__What to produce__. From the first line of the entries below through the line bearing "points on C.</text>", write out each line exactly. Omit pictures.

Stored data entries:
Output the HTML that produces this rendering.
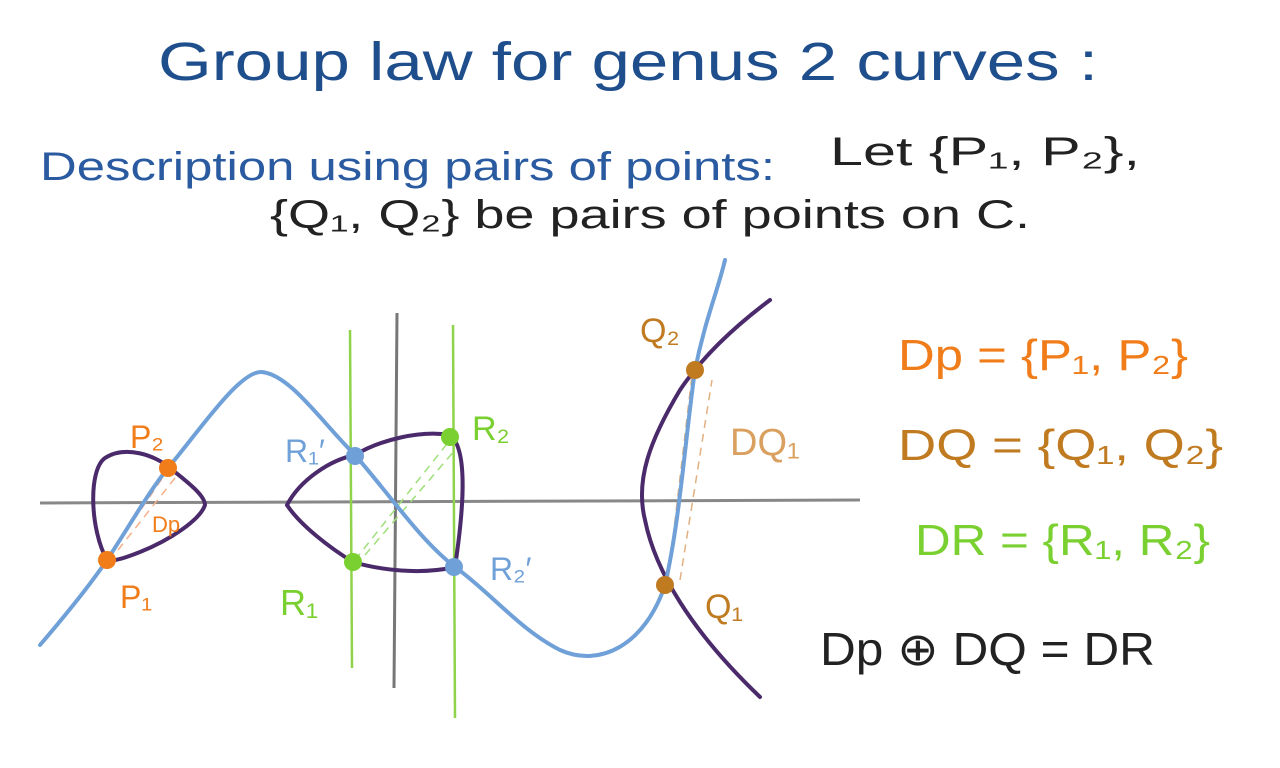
<!DOCTYPE html>
<html><head><meta charset="utf-8"><style>
html,body{margin:0;padding:0;background:#fff;width:1280px;height:768px;overflow:hidden}
svg{display:block}
text{font-family:"Liberation Sans",sans-serif}
</style></head><body>
<svg width="1280" height="768" viewBox="0 0 1280 768" xmlns="http://www.w3.org/2000/svg">
<text x="158" y="80" font-size="54" fill="#1f4e8c" textLength="940" lengthAdjust="spacingAndGlyphs">Group law for genus 2 curves :</text>
<text x="40" y="180" font-size="40" fill="#2a5aa0" textLength="735" lengthAdjust="spacingAndGlyphs">Description using pairs of points:</text>
<text x="830" y="165" font-size="40" fill="#222" textLength="310" lengthAdjust="spacingAndGlyphs">Let {P₁, P₂},</text>
<text x="270" y="228" font-size="40" fill="#222" textLength="760" lengthAdjust="spacingAndGlyphs">{Q₁, Q₂} be pairs of points on C.</text>

<line x1="40" y1="503" x2="860" y2="500" stroke="#888" stroke-width="3"/>
<line x1="397" y1="313" x2="394" y2="688" stroke="#777" stroke-width="3"/>
<line x1="350" y1="330" x2="352" y2="668" stroke="#8fd34a" stroke-width="2.5"/>
<line x1="453" y1="325" x2="455" y2="718" stroke="#8fd34a" stroke-width="2.5"/>

<g stroke-dasharray="8 6" stroke-width="1.5" fill="none">
<path d="M110 555 L168 470 M118 550 L175 478" stroke="#f5b08a"/>
<path d="M355 560 L450 440 M365 555 L455 450" stroke="#9fe07a"/>
<path d="M668 580 L692 375 M680 580 L712 380" stroke="#e0b080"/>
</g>

<g fill="none" stroke="#4a2a6a" stroke-width="4" stroke-linecap="round">
<path d="M107 560 C90 530 88 470 105 458 C125 445 155 455 170 468 C185 480 205 495 205 505 C200 520 170 540 140 552 C125 558 112 562 107 560 Z"/>
<path d="M287 505 C300 480 330 460 355 455 C380 440 420 430 450 435 C470 450 462 520 455 567 C420 575 380 570 353 562 C330 548 300 525 287 505 Z"/>
<path d="M770 300 C730 330 700 360 680 390 C650 440 635 480 645 520 C655 570 690 630 760 697"/>
</g>

<path d="M40 645 C70 610 90 585 107 560 C130 525 150 490 168 468 C200 430 240 370 262 372 C290 375 320 420 355 455 C390 495 420 540 455 567 C490 592 520 630 560 650 C600 668 645 645 665 585 C680 520 685 440 695 370 C705 320 718 290 725 260" fill="none" stroke="#6fa0d8" stroke-width="4" stroke-linecap="round"/>

<circle cx="107" cy="560" r="9" fill="#f07c1a"/>
<circle cx="168" cy="468" r="9" fill="#f07c1a"/>
<circle cx="355" cy="456" r="9" fill="#6fa0d8"/>
<circle cx="450" cy="437" r="9" fill="#7ad030"/>
<circle cx="353" cy="562" r="9" fill="#7ad030"/>
<circle cx="454" cy="567" r="9" fill="#6fa0d8"/>
<circle cx="695" cy="370" r="9" fill="#c07a20"/>
<circle cx="665" cy="585" r="9" fill="#c07a20"/>

<text x="130" y="448" font-size="32" fill="#f07c1a">P₂</text>
<text x="120" y="608" font-size="32" fill="#f07c1a">P₁</text>
<text x="152" y="532" font-size="22" fill="#f07c1a">Dp</text>
<text x="285" y="462" font-size="32" fill="#6fa0d8">R₁′</text>
<text x="472" y="440" font-size="34" fill="#7ad030">R₂</text>
<text x="280" y="615" font-size="36" fill="#7ad030">R₁</text>
<text x="490" y="580" font-size="32" fill="#6fa0d8">R₂′</text>
<text x="640" y="342" font-size="34" fill="#c07a20">Q₂</text>
<text x="705" y="618" font-size="34" fill="#c07a20">Q₁</text>
<text x="730" y="455" font-size="38" fill="#d9a060">DQ₁</text>

<text x="898" y="370" font-size="44" fill="#f07c1a" textLength="290" lengthAdjust="spacingAndGlyphs">Dp = {P₁, P₂}</text>
<text x="898" y="460" font-size="44" fill="#c07a20" textLength="325" lengthAdjust="spacingAndGlyphs">DQ = {Q₁, Q₂}</text>
<text x="915" y="555" font-size="44" fill="#7ad030" textLength="295" lengthAdjust="spacingAndGlyphs">DR = {R₁, R₂}</text>
<text x="820" y="665" font-size="46" fill="#222" textLength="335" lengthAdjust="spacingAndGlyphs">Dp ⊕ DQ = DR</text>
</svg>
</body></html>
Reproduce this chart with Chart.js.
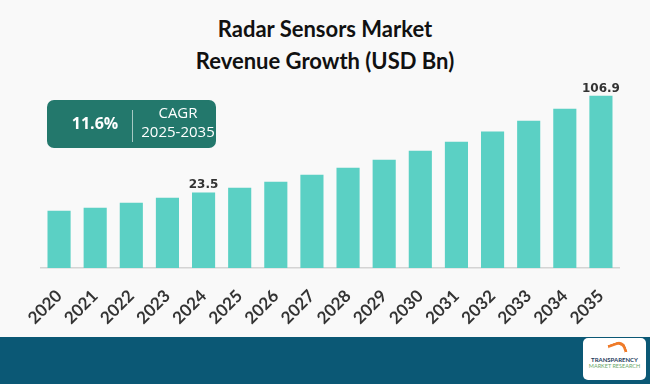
<!DOCTYPE html>
<html>
<head>
<meta charset="utf-8">
<script src="https://cdn.jsdelivr.net/npm/chart.js@4"></script>
<style>
  html, body { margin: 0; padding: 0; }
  body { width: 650px; height: 384px; background: #f9f9f9; position: relative; overflow: hidden; font-family: "Lato", sans-serif; }
  #title { position: absolute; left: 0; top: 13px; width: 650px; text-align: center; font-family: "Lato", sans-serif; font-weight: 700; font-size: 22px; line-height: 32px; color: #111; }
  #chartWrap { position: absolute; left: 0; top: 0; width: 650px; height: 336px; }
  #cagr { position: absolute; left: 47px; top: 100px; width: 169px; height: 48px; background: #23786c; border-radius: 7px; color: #fff; font-family: "Open Sans", sans-serif; }
  #cagr .pct { position: absolute; left: 0; width: 96px; top: 12px; text-align: center; font-weight: 700; font-size: 16px; }
  #cagr .sep { position: absolute; left: 85px; top: 10px; width: 1px; height: 32px; background: rgba(255,255,255,0.6); }
  #cagr .lbl { position: absolute; left: 87px; width: 88px; top: 3px; text-align: center; font-size: 15px; line-height: 19px; }
  #footer { position: absolute; left: 0; top: 337px; width: 650px; height: 47px; background: #0b5875; }
  #logo { position: absolute; left: 583px; top: 338px; width: 63px; height: 42px; background: #fff; border-radius: 5px; font-family: "Lato", sans-serif; text-align: center; }
  #logo .a { position: absolute; left: 0; width: 63px; top: 18px; font-size: 6px; font-weight: 700; color: #1d3b5c; }
  #logo .b { position: absolute; left: 0; width: 63px; top: 25px; font-size: 5.5px; color: #6aa86a; }
  #logo .arr { position: absolute; left: 26px; top: 4px; width: 14px; height: 10px; border-top: 3px solid #ef7b2a; border-right: 3px solid #ef7b2a; border-radius: 0 8px 0 0; transform: rotate(-20deg); }
</style>
</head>
<body>
<div id="title">Radar Sensors Market<br>Revenue Growth (USD Bn)</div>
<div id="chartWrap"><canvas id="chart"></canvas></div>
<div id="cagr">
  <div class="pct">11.6%</div>
  <div class="sep"></div>
  <div class="lbl">CAGR<br>2025-2035</div>
</div>
<div id="footer"></div>
<div id="logo"><div class="arr"></div><div class="a">TRANSPARENCY</div><div class="b">MARKET RESEARCH</div></div>
<script>
// Chart data
const years = ["2020", "2021", "2022", "2023", "2024", "2025", "2026", "2027",
               "2028", "2029", "2030", "2031", "2032", "2033", "2034", "2035"];
const revenue = [7.7, 10.3, 14.6, 18.9, 23.5, 27.6, 32.7, 38.8,
                 44.8, 51.7, 59.5, 67.2, 75.9, 85.3, 95.7, 106.9];
const labelledYears = ["2024", "2035"];

const axisMin = -41.7;
const axisMax = 120.4;

// draws the value above the few bars that carry a label
const valueLabels = {
  id: "valueLabels",
  afterDatasetsDraw(chart) {
    const ctx = chart.ctx;
    const meta = chart.getDatasetMeta(0);
    ctx.save();
    ctx.font = "bold 12px 'DejaVu Sans', sans-serif";
    ctx.fillStyle = "#333333";
    ctx.textAlign = "center";
    ctx.textBaseline = "alphabetic";
    years.forEach((y, i) => {
      if (!labelledYears.includes(y)) return;
      const bar = meta.data[i];
      ctx.fillText(revenue[i].toFixed(1), bar.x, bar.y - 4);
    });
    ctx.restore();
  }
};

function buildChart() {
  const ctx = document.getElementById("chart");
  new Chart(ctx, {
    type: "bar",
    data: {
      labels: years,
      datasets: [
        {
          data: revenue,
          base: axisMin,
          backgroundColor: "#5bd0c4",
          borderWidth: 0,
          barPercentage: 0.64,
          categoryPercentage: 1.0
        }
      ]
    },
    options: {
      responsive: true,
      maintainAspectRatio: false,
      animation: false,
      layout: { padding: { left: 41, right: 31, top: 80, bottom: 0 } },
      plugins: { legend: { display: false }, tooltip: { enabled: false } },
      scales: {
        y: { display: false, min: axisMin, max: axisMax },
        x: {
          grid: { display: false },
          border: { display: true, color: "#d4d4d4", width: 1.5 },
          afterFit(scale) { scale.height = 68; },
          ticks: {
            minRotation: 45,
            maxRotation: 45,
            padding: 10,
            color: "#333333",
            font: { family: "Lato", weight: "bold", size: 17 }
          }
        }
      }
    },
    plugins: [valueLabels]
  });
}

document.addEventListener("DOMContentLoaded", buildChart);
</script>
</body>
</html>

__Task result__.
Output the HTML that produces this rendering.
<!DOCTYPE html>
<html><head><meta charset="utf-8"><style>
html,body{margin:0;padding:0;background:#fff;width:1280px;height:768px;overflow:hidden}
svg{display:block}
text{font-family:"Liberation Sans",sans-serif}
</style></head><body>
<svg width="1280" height="768" viewBox="0 0 1280 768" xmlns="http://www.w3.org/2000/svg">
<text x="158" y="80" font-size="54" fill="#1f4e8c" textLength="940" lengthAdjust="spacingAndGlyphs">Group law for genus 2 curves :</text>
<text x="40" y="180" font-size="40" fill="#2a5aa0" textLength="735" lengthAdjust="spacingAndGlyphs">Description using pairs of points:</text>
<text x="830" y="165" font-size="40" fill="#222" textLength="310" lengthAdjust="spacingAndGlyphs">Let {P₁, P₂},</text>
<text x="270" y="228" font-size="40" fill="#222" textLength="760" lengthAdjust="spacingAndGlyphs">{Q₁, Q₂} be pairs of points on C.</text>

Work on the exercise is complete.